Change Came, “Onaapo” Left… What Next?

The streets were well occupied by folks who clad themselves in red, blue and white colours. They chanted victory songs in order to get the message through: “Change is here!”

It was like Charlotte Osei, the EC Boss, had given the permission to these guys to throw the city into pandemonium. With loud horns here and there, chanting of victory songs, and the bitter tone in which the sitting President delivered (what is, to me) the best speech he has ever made, one thing was for certain: change has arrived!

The calls for change started right after President John Mahama ascended the Presidential throne to continue the NDC’s second term in office.
From a perceived victory in the polls through rigging to the inability to remain transparent in the tackling of the power crises in 2013/2014, from the “importation” of old-timer terrorists to wild allegations of mismanagement of resource, bribery and corruption, from Woyome to bus branding and Ameri, the Mahama government couldn’t run away from the fact that the call for change grew louder and louder as the days went by.

Some few weeks to the elections, however, the NDC took advantage of their “numerous” projects to flood the media with documentaries and ads.
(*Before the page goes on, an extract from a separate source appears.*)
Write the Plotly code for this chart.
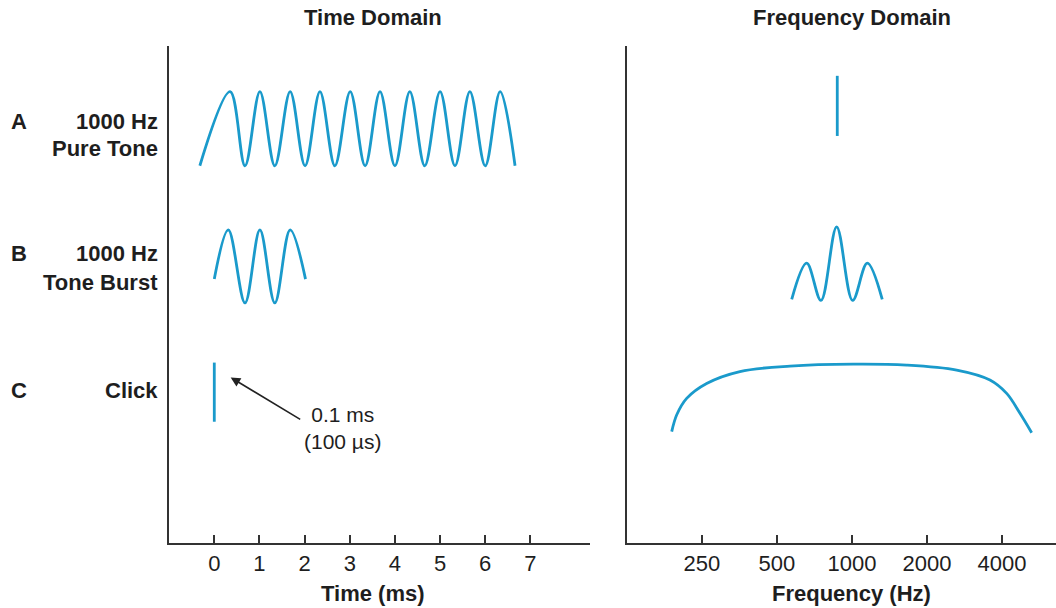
import plotly.graph_objects as go

# ---- data ----
# Time domain (x in ms, y in arbitrary panel units 0..100)
tone_t = [-0.32, 0.35, 0.68, 1.01, 1.34, 1.68, 2.01, 2.34, 2.67, 3.01, 3.34,
          3.67, 4.00, 4.33, 4.66, 5.00, 5.33, 5.66, 6.00, 6.33, 6.66]
tone_y = [75.9, 90.8, 75.9, 90.8, 75.9, 90.8, 75.9, 90.8, 75.9, 90.8, 75.9,
          90.8, 75.9, 90.8, 75.9, 90.8, 75.9, 90.8, 75.9, 90.8, 75.9]

burst_t = [0.0, 0.31, 0.68, 1.01, 1.34, 1.68, 2.02]
burst_y = [53.1, 63.0, 48.3, 63.0, 48.3, 63.0, 53.1]

click_t = [0.0, 0.0]
click_y = [24.4, 36.3]

# Frequency domain (x in Hz, log scale)
tone_f = [873, 873]
tone_fy = [81.9, 94.0]

burst_f = [573, 658, 751, 868, 1006, 1152, 1323]
burst_fy = [49.0, 56.3, 48.8, 63.6, 48.8, 56.3, 49.0]

click_f = [189, 198, 217, 261, 355, 564, 1012, 1658, 2632, 3580, 4178, 4724, 5264]
click_fy = [22.4, 25.8, 29.1, 32.1, 34.5, 35.6, 36.0, 35.8, 34.8, 32.8, 30.1, 26.1, 22.2]

time_ticks = [0, 1, 2, 3, 4, 5, 6, 7]
freq_ticks = [250, 500, 1000, 2000, 4000]
freq_labels = ["250", "500", "1000", "2000", "4000"]

row_letters = ["A", "B", "C"]
row_line1 = ["1000 Hz", "1000 Hz", "Click"]
row_line2 = ["Pure Tone", "Tone Burst", ""]

# ---- styling ----
W, H = 1056, 608
BLUE = "#1a9acb"
AX = "#333333"
TXT = "#1e1e1e"
FONT = "Liberation Sans, Arial, Helvetica, sans-serif"

fig = go.Figure()

def add_line(x, y, xa, ya, spline=True):
    fig.add_trace(go.Scatter(
        x=x, y=y, xaxis=xa, yaxis=ya, mode="lines",
        line=dict(color=BLUE, width=2.8, shape="spline" if spline else "linear",
                  smoothing=1.0),
        hoverinfo="skip", showlegend=False))

add_line(tone_t, tone_y, "x", "y")
add_line(burst_t, burst_y, "x", "y")
add_line(click_t, click_y, "x", "y", spline=False)
add_line(tone_f, tone_fy, "x2", "y2", spline=False)
add_line(burst_f, burst_fy, "x2", "y2")
add_line(click_f, click_fy, "x2", "y2")

y_dom = [(H - 543) / H, (H - 46) / H]

common_x = dict(showline=True, linecolor=AX, linewidth=2, ticks="inside",
                ticklen=8, tickwidth=2, tickcolor=AX, showgrid=False,
                zeroline=False,
                tickfont=dict(family=FONT, size=22, color=TXT))
common_y = dict(showline=True, linecolor=AX, linewidth=2, ticks="",
                showticklabels=False, showgrid=False, zeroline=False,
                range=[0, 100], domain=y_dom)

fig.update_layout(
    width=W, height=H,
    margin=dict(l=0, r=0, t=0, b=0),
    paper_bgcolor="white", plot_bgcolor="white",
    xaxis=dict(domain=[169 / W, 590 / W], range=[-1.003, 8.32],
               tickmode="array", tickvals=time_ticks,
               ticktext=[str(v) for v in time_ticks], anchor="y", **common_x),
    yaxis=dict(anchor="x", **common_y),
    xaxis2=dict(domain=[627 / W, 1.0], type="log", range=[2.097, 3.819],
                tickmode="array", tickvals=freq_ticks, ticktext=freq_labels,
                anchor="y2", **common_x),
    yaxis2=dict(anchor="x2", **common_y),
)

def ann(text, x, y, xanchor="center", bold=True, size=22, xref="paper", yref="paper"):
    fig.add_annotation(text=f"<b>{text}</b>" if bold else text,
                       x=x, y=y, xref=xref, yref=yref, xanchor=xanchor,
                       yanchor="middle", showarrow=False,
                       font=dict(family=FONT, size=size, color=TXT))

def px_x(p):
    return p / W

def px_y(p):
    return 1 - p / H

# panel titles
ann("Time Domain", px_x(372.5), px_y(18))
ann("Frequency Domain", px_x(851.5), px_y(18))
# axis titles
ann("Time (ms)", px_x(373), px_y(593))
ann("Frequency (Hz)", px_x(851.5), px_y(593))

# row labels
row_y1 = [121, 253, 390]
row_y2 = [148, 282, None]
for i in range(3):
    ann(row_letters[i], px_x(19), px_y(row_y1[i]))
    ann(row_line1[i], px_x(160), px_y(row_y1[i]), xanchor="right")
    if row_line2[i]:
        ann(row_line2[i], px_x(160), px_y(row_y2[i]), xanchor="right")

# click duration callout
fig.add_annotation(x=0.363, y=33.3, ax=1.936, ay=24.7, xref="x", yref="y",
                   axref="x", ayref="y", text="", showarrow=True,
                   arrowhead=2, arrowsize=1.2, arrowwidth=1.6, arrowcolor="#222")
fig.add_annotation(text="0.1 ms<br>(100 µs)", x=px_x(342), y=px_y(428),
                   xref="paper", yref="paper", align="center",
                   xanchor="center", yanchor="middle", showarrow=False,
                   font=dict(family=FONT, size=21, color=TXT))

fig.write_html("out.html")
Also, they were able to go on a mass commissioning spree which saw them gain some grounds they had lost.

With all these projects and the “Onaapo” song, they were confident that the Ghanaian voter was still myopic and would forget about all the corruption sagas, the Guanatanamo Bay “burgers”, the bribery saga with the Burkinabe contractor, the freeing of the Montie three et al.

They made the mistake of thinking 8 years for Mahama was a right and that they were entitled to it no matter what. But their past mistakes came back hunting them like a curse from an Ewe man. There was no escape.

On the other hand, the calls for change dimmed a few weeks to the elections. These voices were suppressed by the supposed massive projects by the NDC government. Mouths were shut when the “Commissioner General” himself commissioned the Kwame Nkrumah interchange. More mouths were shut when he again, commissioned the new boxing Arena. More mouths were shut when he commissioned the Western Railway Lines and more mouths were shut when the beautiful “onaapo” song became more popular than the vice president, Ammisah Arthur.

These voices got very silent until the NDC were sure of victory this year. It was a feeling of being on top of your game. An ecstatic feeling that even smoking weed cannot give you. Even though the opposition had gathered some inspiration from Trump and the loss of Yaya Jameh, the NDC had managed to use propaganda to their advantage.

When the figures started trooping in, it was understandable (though unjustifiable) that the NPP had declared that they had won the elections in the early hours of 8th December. This was as a result of the perception that the Electoral Commission was in bed with the incumbent government. A perception that was born out of the fact that the EC’s posturing and inability to be sufficiently transparent suggested same. However, I was very happy with the response from the EC later on in the day.

They made Ghanaians understand the situation on the grounds by telling us the challenges they faced— a posture I expected them to take from the beginning. But hey, better late than never…

The NDC kept “smoking weed” and putting themselves in a position of ridicule from independent observers (like me) by stating that the President had a chance. The smaller parties— as expected— had already thrown in the towel. They all congratulated Nana Addo. This was a level of maturity.

Later, President Mahama, in his solemnest mood after Mills’ death, conceded defeat. Again, better late… I respected him for the words he used. The least mistake he made in communicating his feelings could have delivered this nation the hands of Mayhem. This reminds me of the speech made by Nana Addo in 2013 after the election petition. Mahama showed true leadership and patriotism.

In all, I was disappointed by the results of the smaller parties (especially, PPP). I expected them to capitalize on the wind of change. I also suggest to the EC to make transparency a priority since it is the foundation of tension management.
The security agencies did well and the media was phenomenal. I worked with Peace FM to monitor the elections and I must say, it wasn’t an easy job.

I wish Nana Addo well and I promise to do the little I can to make this Nation a better place.